Things settled into a routine, and Rene fast-forwarded until we saw a wreck on lap 34. At the relatively low speeds they were running, compared to the days of yore, this wasn’t anything like spectacular. But there was a fair amount of smoke and mixing of paint before most of the pack got straightened out and either kept rolling or headed for the pits for patch-ups.

Toward the end, the stats showed how the average lap speeds creeped up: about 100 kph in the first third of the race, working up toward 120 kph with 20 laps to go. (Ramirez dropped out about 2/3 of the way through, after pushing about 150 kph in the early going.) Odum had eased off his earlier pace after a close call in that lap 34 wreck; he was no longer the sole occupant of the lead lap, but continued to rack up points. “The question is,” the announcer informed us, “whether he can turn it up if he needs to. Teammate Brian Smith was knocked out in that wreck on lap 34, so he doesn’t have anyone he can easily hook up with for a draft. Meanwhile, Shadduck and Lopez continue to gain ground quick enough to make this a three-way race by the end — or a two-way race if Odum doesn’t kick it up a notch.”

As it turned out, Odum had to pit on lap 95 with a flat tire — the announcers speculated that he’d picked up a piece of debris from the wreck and got a slow leak from it. As luck would have it, Shadduck and Lopez wrecked each other on lap 97; they replayed the wreck and concluded it was inattention on the part of one or both drivers — an amateur move equal to an All-Star shortstop letting a grounder go through his legs. With three laps to go, the remaining eight drivers (out of a starting field of 30) let it all hang out and treated the crowd (and those of us who saw it a day later) to a barnburner. Some guy named Pachulo took the checkered, by maybe half a car-length; Odum finished sixth. The seventh and eighth place finishers literally coasted across, fuel cells completely depleted.

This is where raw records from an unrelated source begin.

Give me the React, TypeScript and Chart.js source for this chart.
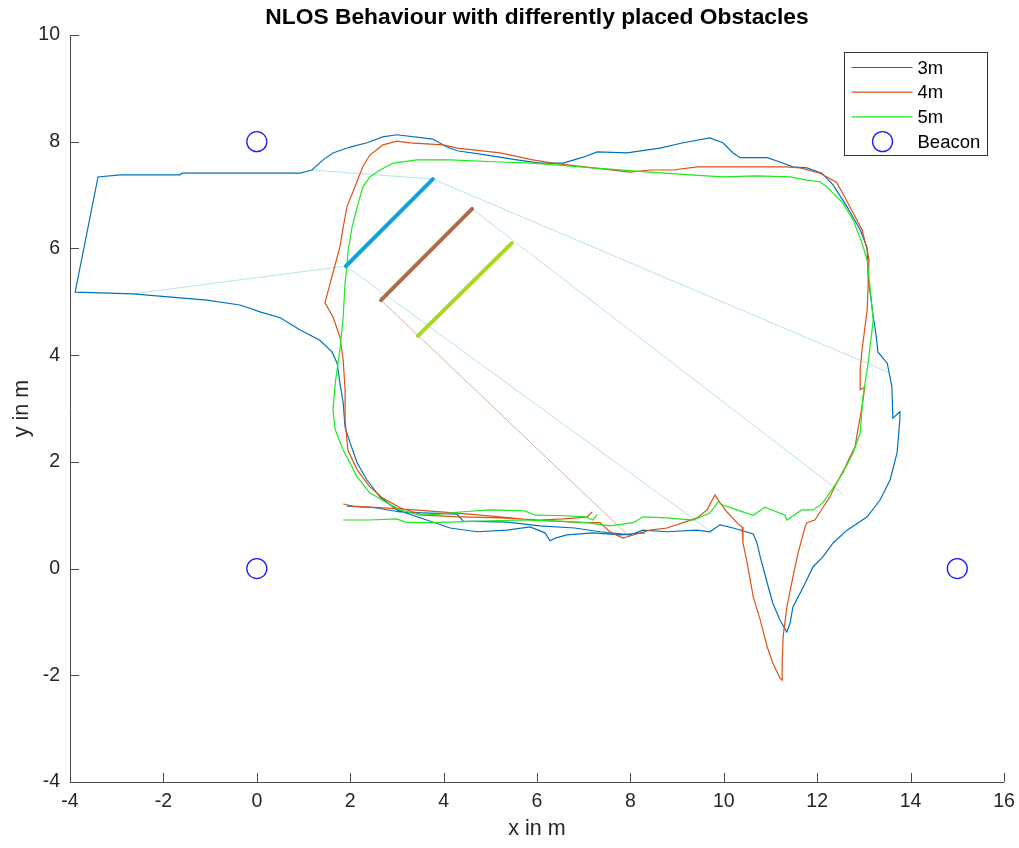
import { useEffect, useRef } from "react";
import { Chart, registerables } from "chart.js";

Chart.register(...registerables);

const TITLE = "NLOS Behaviour with differently placed Obstacles";
const X_LABEL = "x in m";
const Y_LABEL = "y in m";
const X_MIN = -4;
const X_MAX = 16;
const Y_MIN = -4;
const Y_MAX = 10;
const TICK_STEP = 2;

// Trajectory with the obstacle at 3 m
const track3mX = [
  1.93, 2.53, 3.07, 3.71, 4.29, 4.42, 5.36, 6.06, 6.81, 7.35,
  7.99, 8.27, 8.78, 9.43, 9.70, 9.92, 10.20, 10.63, 10.71, 10.78,
  10.93, 11.05, 11.20, 11.35, 11.42, 11.48, 11.70, 11.91, 12.12, 12.34,
  12.64, 13.07, 13.35, 13.56, 13.71, 13.77, 13.77, 13.62, 13.60, 13.50,
  13.30, 13.26, 13.20, 13.09, 13.07, 12.92, 12.64, 12.34, 12.10, 11.78,
  11.48, 11.20, 10.93, 10.35, 10.20, 9.98, 9.70, 9.13, 8.63, 7.93,
  7.29, 6.99, 6.56, 6.06, 5.57, 4.93, 4.29, 4.07, 3.77, 3.00,
  2.70, 2.36, 2.00, 1.63, 1.42, 1.18, 0.93, -0.36, -1.60, -1.65,
  -2.93, -3.40, -3.89, -2.65, -1.07, -0.36, 0.07, 0.50, 0.93, 1.35,
  1.61, 1.72, 1.78, 1.85, 1.89, 2.00, 2.15, 2.36, 2.64, 3.00,
  3.64, 4.14, 4.72, 5.36, 5.85, 6.17, 6.28, 6.39, 6.64, 7.20, 7.78, 8.31,
];
const track3mY = [
  1.17, 1.14, 1.06, 1.04, 1.02, 0.89, 0.87, 0.80, 0.76, 0.69,
  0.63, 0.72, 0.69, 0.72, 0.69, 0.82, 0.76, 0.65, 0.48, 0.22,
  -0.27, -0.65, -0.96, -1.19, -1.02, -0.72, -0.35, 0.03, 0.22, 0.48,
  0.72, 0.97, 1.29, 1.66, 2.17, 2.79, 2.94, 2.82, 3.40, 3.85,
  4.06, 4.38, 4.72, 5.47, 6.01, 6.35, 6.78, 7.19, 7.41, 7.51,
  7.53, 7.62, 7.70, 7.70, 7.79, 7.98, 8.07, 7.98, 7.88, 7.79,
  7.81, 7.71, 7.60, 7.60, 7.66, 7.75, 7.83, 7.90, 8.05, 8.13,
  8.09, 7.98, 7.90, 7.79, 7.66, 7.47, 7.41, 7.41, 7.41, 7.38,
  7.38, 7.34, 5.18, 5.15, 5.03, 4.94, 4.81, 4.70, 4.47, 4.28,
  4.06, 3.85, 3.48, 3.10, 2.65, 2.35, 1.98, 1.66, 1.34, 1.10,
  0.91, 0.76, 0.69, 0.72, 0.78, 0.67, 0.52, 0.57, 0.63, 0.67, 0.63, 0.67,
];

// Trajectory with the obstacle at 4 m
const track4mX = [
  1.85, 2.06, 3.07, 4.29, 5.21, 5.91, 6.99, 7.35, 7.56, 7.84,
  8.06, 8.42, 8.78, 9.13, 9.43, 9.64, 9.81, 9.92, 10.07, 10.28,
  10.39, 10.41, 10.50, 10.63, 10.78, 10.93, 11.05, 11.20, 11.25, 11.25,
  11.27, 11.35, 11.48, 11.59, 11.74, 11.78, 11.95, 12.06, 12.27, 12.45,
  12.60, 12.70, 12.81, 12.87, 12.96, 13.02, 12.92, 12.92, 12.96, 13.07,
  13.11, 13.07, 12.96, 12.70, 12.42, 12.21, 12.06, 11.63, 11.35, 10.71,
  9.98, 9.43, 8.91, 8.42, 7.99, 7.20, 6.34, 5.91, 5.21, 4.29,
  3.99, 3.28, 3.00, 2.70, 2.42, 2.27, 2.10, 1.93, 1.85, 1.78,
  1.63, 1.46, 1.63, 1.78, 1.85, 1.89, 1.89, 1.95, 2.15, 2.42,
  2.70, 3.07, 3.56, 4.35, 5.21, 6.06, 6.56, 6.86, 7.07, 7.18,
];
const track4mY = [
  1.21, 1.17, 1.12, 1.04, 0.97, 0.91, 0.86, 0.86, 0.69, 0.57,
  0.63, 0.72, 0.76, 0.86, 0.95, 1.10, 1.38, 1.23, 1.06, 0.86,
  0.78, 0.48, 0.11, -0.53, -0.96, -1.47, -1.77, -2.05, -2.09, -1.77,
  -1.28, -0.72, -0.16, 0.29, 0.78, 0.86, 0.91, 1.06, 1.34, 1.66,
  1.90, 2.09, 2.28, 2.60, 3.03, 3.40, 3.35, 3.72, 4.10, 4.85,
  5.78, 5.97, 6.35, 6.78, 7.23, 7.34, 7.41, 7.51, 7.53, 7.53,
  7.53, 7.53, 7.47, 7.47, 7.43, 7.51, 7.60, 7.66, 7.79, 7.88,
  7.94, 7.98, 8.01, 7.94, 7.75, 7.53, 7.15, 6.78, 6.40, 6.03,
  5.54, 4.98, 4.72, 4.34, 3.91, 3.35, 2.79, 2.22, 1.85, 1.53,
  1.32, 1.14, 1.00, 0.97, 0.95, 0.91, 0.93, 0.95, 0.97, 1.06,
];

// Trajectory with the obstacle at 5 m
const track5mX = [
  1.85, 2.42, 3.00, 3.17, 3.56, 4.14, 4.78, 5.64, 6.49, 7.07,
  7.56, 8.06, 8.27, 8.78, 9.34, 9.70, 9.88, 9.98, 10.28, 10.63,
  10.88, 11.14, 11.31, 11.35, 11.67, 11.91, 12.12, 12.34, 12.55, 12.77,
  12.92, 12.98, 13.09, 13.20, 13.13, 13.07, 12.96, 12.77, 12.55, 12.21,
  12.06, 11.78, 11.42, 10.71, 9.98, 9.28, 8.42, 7.20, 5.91, 5.21,
  4.14, 3.43, 2.92, 2.64, 2.42, 2.27, 2.15, 2.04, 1.95, 1.93,
  1.89, 1.85, 1.78, 1.68, 1.63, 1.68, 1.85, 2.15, 2.42, 2.79,
  3.07, 3.49, 3.92, 4.35, 4.99, 5.74, 5.96, 6.60, 7.03, 7.20, 7.29,
];
const track5mY = [
  0.91, 0.91, 0.93, 0.87, 0.86, 0.87, 0.89, 0.91, 0.89, 0.86,
  0.80, 0.86, 0.97, 0.95, 0.91, 1.04, 1.25, 1.19, 1.10, 1.00,
  1.15, 1.06, 1.00, 0.91, 1.10, 1.10, 1.23, 1.51, 1.79, 2.17,
  2.54, 3.22, 3.85, 4.66, 5.28, 5.78, 6.10, 6.53, 6.85, 7.15,
  7.25, 7.28, 7.34, 7.36, 7.34, 7.38, 7.43, 7.51, 7.60, 7.62,
  7.66, 7.66, 7.60, 7.47, 7.34, 7.15, 6.78, 6.40, 5.92, 5.65,
  5.35, 4.72, 4.10, 3.48, 2.97, 2.60, 2.22, 1.72, 1.42, 1.23,
  1.10, 1.00, 1.02, 1.06, 1.10, 1.08, 1.00, 0.99, 0.97, 0.91, 1.02,
];

const beaconX = [0, 0, 15];
const beaconY = [8, 0, 0];

// Obstacles (start/end points)
const obstacleX = [
  [1.91, 3.77],
  [2.66, 4.61],
  [3.45, 5.46],
];
const obstacleY = [
  [5.67, 7.3],
  [5.03, 6.74],
  [4.36, 6.1],
];

// Thin connecting lines
const rayX = [
  [1.18, 3.77],
  [3.77, 13.52],
  [-2.65, 1.91],
  [1.91, 9.73],
  [4.61, 12.55],
  [2.66, 7.99],
];
const rayY = [
  [7.47, 7.3],
  [7.3, 3.68],
  [5.15, 5.67],
  [5.67, 0.69],
  [6.74, 1.4],
  [5.03, 0.59],
];

const TRACK_COLORS = ["#0072BD", "#D95319", "#1ee81e"];
const OBSTACLE_COLORS = ["#0aa3e3", "#a86d4c", "#a6d81e"];
const RAY_COLORS = ["#b8e2ee", "#b8e2ee", "#b8e2ee", "#b8e2ee", "#b8e2ee", "#d9b39c"];
const BEACON_COLOR = "#1a1aff";
const FONT = "'Liberation Sans', Arial, Helvetica, sans-serif";

const toPoints = (xs: number[], ys: number[]) => xs.map((x, i) => ({ x, y: ys[i] }));

const decorPlugin = {
  id: "decor",
  afterDatasetsDraw(chart: any) {
    const { ctx, chartArea, scales } = chart;
    const { left, right, top, bottom } = chartArea;
    ctx.save();
    // axes + inward ticks
    ctx.strokeStyle = "#4a4a4a";
    ctx.lineWidth = 1;
    ctx.beginPath();
    ctx.moveTo(left + 0.5, top);
    ctx.lineTo(left + 0.5, bottom + 0.5);
    ctx.lineTo(right, bottom + 0.5);
    for (let v = X_MIN; v <= X_MAX; v += TICK_STEP) {
      const px = Math.round(scales.x.getPixelForValue(v)) + 0.5;
      ctx.moveTo(px, bottom);
      ctx.lineTo(px, bottom - 9);
    }
    for (let v = Y_MIN; v <= Y_MAX; v += TICK_STEP) {
      const py = Math.round(scales.y.getPixelForValue(v)) + 0.5;
      ctx.moveTo(left, py);
      ctx.lineTo(left + 9, py);
    }
    ctx.stroke();

    // title
    ctx.fillStyle = "#000";
    ctx.font = `bold 22.8px ${FONT}`;
    ctx.textAlign = "center";
    ctx.textBaseline = "middle";
    ctx.fillText(TITLE, (left + right) / 2, 18);

    // legend
    const items = chart.data.datasets.filter((d: any) => d.inLegend);
    const bw = 143;
    const bh = 103;
    const bx = Math.round(right - 17 - bw) + 0.5;
    const by = Math.round(top + 17) + 0.5;
    ctx.fillStyle = "#fff";
    ctx.fillRect(bx, by, bw, bh);
    ctx.strokeStyle = "#333";
    ctx.lineWidth = 1;
    ctx.strokeRect(bx, by, bw, bh);
    ctx.font = `18.5px ${FONT}`;
    ctx.textAlign = "left";
    ctx.textBaseline = "middle";
    items.forEach((d: any, i: number) => {
      const cy = by + 15 + i * 24.7;
      if (d.showLine === false) {
        ctx.beginPath();
        ctx.strokeStyle = d.borderColor;
        ctx.lineWidth = 1.3;
        ctx.arc(bx + 38, cy, 10, 0, Math.PI * 2);
        ctx.stroke();
      } else {
        ctx.beginPath();
        ctx.strokeStyle = d.borderColor;
        ctx.lineWidth = 1.2;
        ctx.moveTo(bx + 7, cy);
        ctx.lineTo(bx + 68, cy);
        ctx.stroke();
      }
      ctx.fillStyle = "#000";
      ctx.fillText(d.label, bx + 73, cy + 1);
    });
    ctx.restore();
  },
};

export default function App() {
  const canvasRef = useRef<HTMLCanvasElement | null>(null);

  useEffect(() => {
    document.body.style.margin = "0";
    const canvas = canvasRef.current;
    if (!canvas) return;

    const trackSets = [
      { label: "3m", xs: track3mX, ys: track3mY },
      { label: "4m", xs: track4mX, ys: track4mY },
      { label: "5m", xs: track5mX, ys: track5mY },
    ].map((t, i) => ({
      label: t.label,
      inLegend: true,
      data: toPoints(t.xs, t.ys),
      showLine: true,
      borderColor: TRACK_COLORS[i],
      backgroundColor: TRACK_COLORS[i],
      borderWidth: 1.2,
      pointRadius: 0,
      tension: 0,
      order: 4 - i,
    }));

    const beaconSet = {
      label: "Beacon",
      inLegend: true,
      data: toPoints(beaconX, beaconY),
      showLine: false,
      pointStyle: "circle",
      pointRadius: 10,
      pointBorderWidth: 1.3,
      borderColor: BEACON_COLOR,
      pointBorderColor: BEACON_COLOR,
      backgroundColor: "rgba(0,0,0,0)",
      pointBackgroundColor: "rgba(0,0,0,0)",
      order: 1,
    };

    const obstacleSets = obstacleX.map((xs, i) => ({
      label: `obstacle ${i + 3}m`,
      inLegend: false,
      data: toPoints(xs, obstacleY[i]),
      showLine: true,
      borderColor: OBSTACLE_COLORS[i],
      backgroundColor: OBSTACLE_COLORS[i],
      borderWidth: 4,
      borderCapStyle: "round",
      pointRadius: 0,
      order: 0,
    }));

    const raySets = rayX.map((xs, i) => ({
      label: `ray ${i}`,
      inLegend: false,
      data: toPoints(xs, rayY[i]),
      showLine: true,
      borderColor: RAY_COLORS[i],
      backgroundColor: RAY_COLORS[i],
      borderWidth: 1,
      pointRadius: 0,
      order: 6,
    }));

    const chart = new Chart(canvas, {
      type: "scatter",
      data: { datasets: [...trackSets, beaconSet, ...obstacleSets, ...raySets] as any },
      options: {
        animation: false,
        responsive: true,
        maintainAspectRatio: false,
        layout: { padding: { top: 35, right: 15, left: 0, bottom: 0 } },
        plugins: {
          legend: { display: false },
          tooltip: { enabled: false },
          title: { display: false },
        },
        scales: {
          x: {
            type: "linear",
            min: X_MIN,
            max: X_MAX,
            grid: { display: false, drawTicks: false },
            border: { display: false },
            ticks: {
              stepSize: TICK_STEP,
              padding: 8,
              color: "#262626",
              font: { family: FONT, size: 19.5 },
              maxRotation: 0,
            },
            title: {
              display: true,
              text: X_LABEL,
              color: "#262626",
              font: { family: FONT, size: 21.5 },
              padding: { top: 0, bottom: 6 },
            },
            afterFit: (s: any) => {
              s.height = 66;
              s.paddingRight = 0;
              s.paddingLeft = 0;
            },
          },
          y: {
            type: "linear",
            min: Y_MIN,
            max: Y_MAX,
            grid: { display: false, drawTicks: false },
            border: { display: false },
            ticks: {
              stepSize: TICK_STEP,
              padding: 10,
              color: "#262626",
              font: { family: FONT, size: 19.5 },
            },
            title: {
              display: true,
              text: Y_LABEL,
              color: "#262626",
              font: { family: FONT, size: 21.5 },
              padding: { top: 9, bottom: 0 },
            },
            afterFit: (s: any) => {
              s.width = 70;
            },
          },
        },
      },
      plugins: [decorPlugin],
    });

    return () => chart.destroy();
  }, []);

  return (
    <div style={{ width: 1019, height: 848, position: "relative" }}>
      <canvas ref={canvasRef} />
    </div>
  );
}
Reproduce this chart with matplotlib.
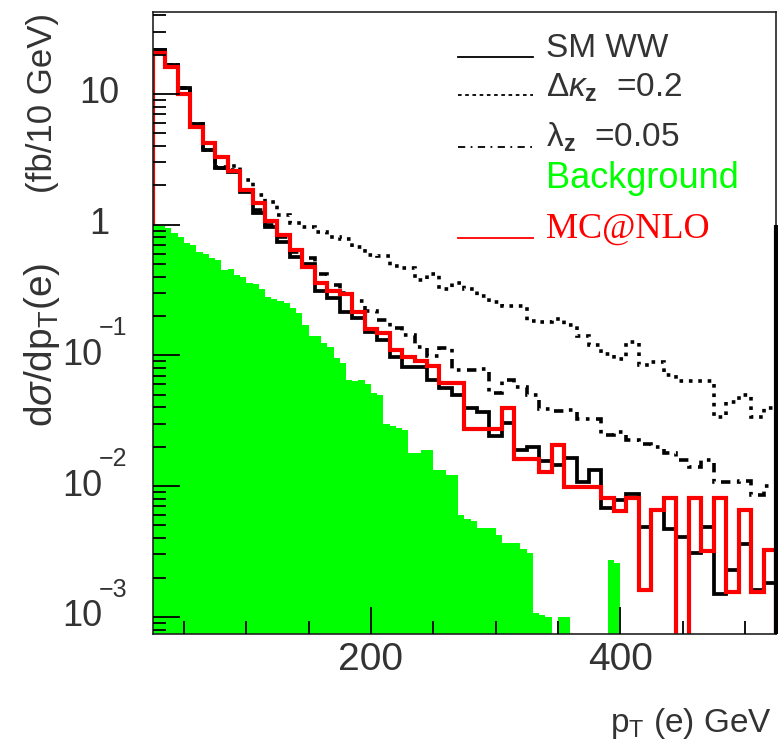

I think I like this version of racing better than the old. Like with most everything else in life, brute force is no longer the answer.



  1. Glad to know that they still have wrecks in 2045. Isn't that what the fans all hope to see? ;-)

  2. I am sitting here trying to imagine a Nascar race without sound. You gotta wonder what it would sound like.

  3. Hey guys!

    Boran, you probably have a good point there. Wrecks can still be pretty spectacular at today's highway speeds, and Future NASCAR might require trade-offs: traction or distance? Teams opting for narrow, hard tires would spin out easier, but might get enough extra juice to make it worth the risk.

    Wooly, there would be sound: electric motors whirring, wind, tires on pavement… and the squealing noises of tires at the edge of losing traction wouldn't be drowned out by engine noises. Those track-side cameras would pick up the zinnnggg of cars going by, it just wouldn't be ear-splitting.